How much does it cost to install a toilet?

Installing or replacing a toilet generally costs $200–$600, with the toilet itself running about $150–$500 and labor $100–$300. Premium or smart toilets (bidet seats, dual-flush, comfort-height designer models) push the fixture cost higher, which is reflected in the premium option. The estimate assumes a standard swap in the existing location; extra cost shows up if the flange is damaged, the subfloor is rotted, or the toilet is being moved. The calculator includes toilets alongside the other fixtures so you can total a multi-fixture upgrade.

Is it cheaper to replace fixtures one at a time or all at once?

All at once is usually cheaper per fixture. A plumber charges a trip/service fee and setup time for each visit, so doing several fixtures in one appointment spreads that overhead across more work and often comes with a bundled-labor discount. The line-by-line total in this calculator adds each fixture at its standalone installed price, so for a combined job your actual quote may come in somewhat lower. If you're upgrading multiple fixtures, schedule them together and ask the plumber for a package price rather than replacing them piecemeal over time.

Are these fixture costs the same as a bathroom remodel?
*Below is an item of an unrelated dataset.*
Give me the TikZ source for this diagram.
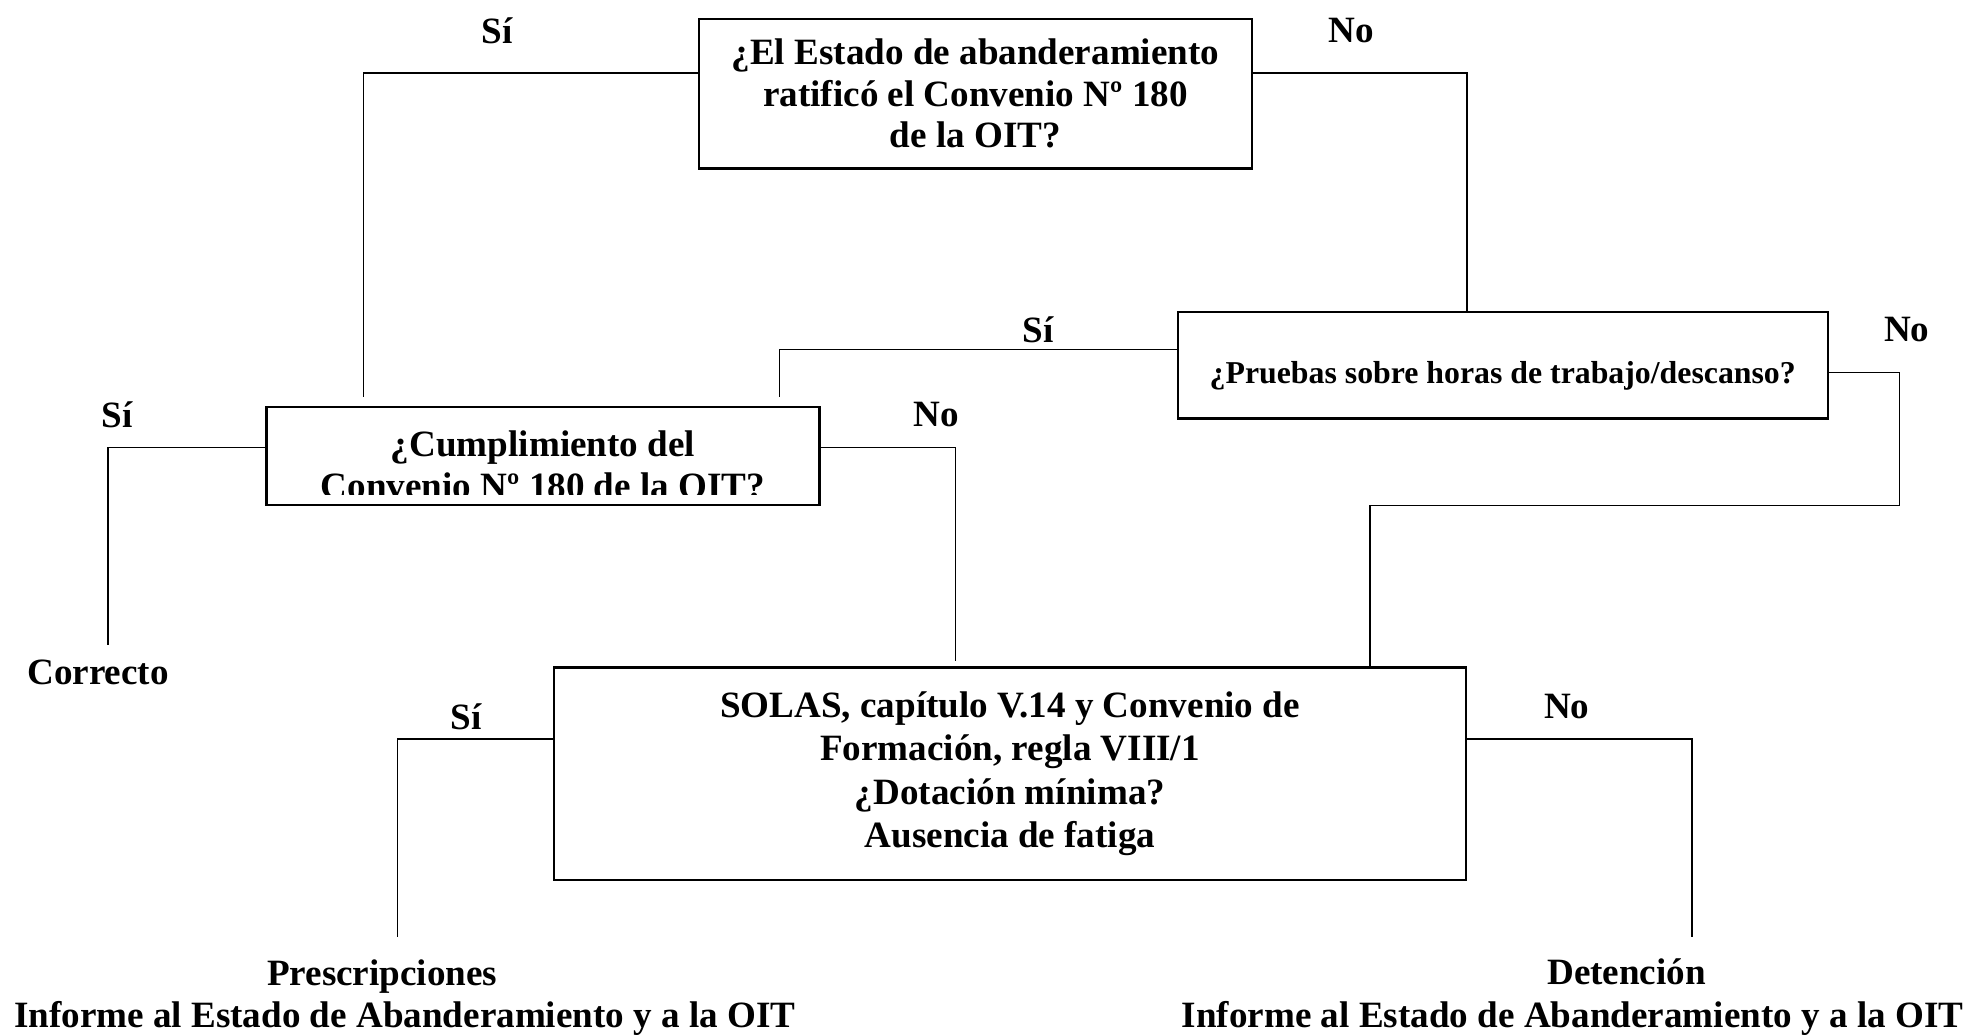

No — fixture upgrades are a subset of a remodel, not the same thing. This calculator prices swapping out individual fixtures in place. A bathroom remodel is a larger project that bundles the fixtures together with demolition, tile, a vanity and countertop, lighting, sometimes moved plumbing, and permits, and is quoted as a whole (typically several thousand to tens of thousands of dollars). If you're only changing fixtures, use this tool; if you're renovating the room, use the bathroom remodel calculator, which accounts for everything beyond the fixtures themselves.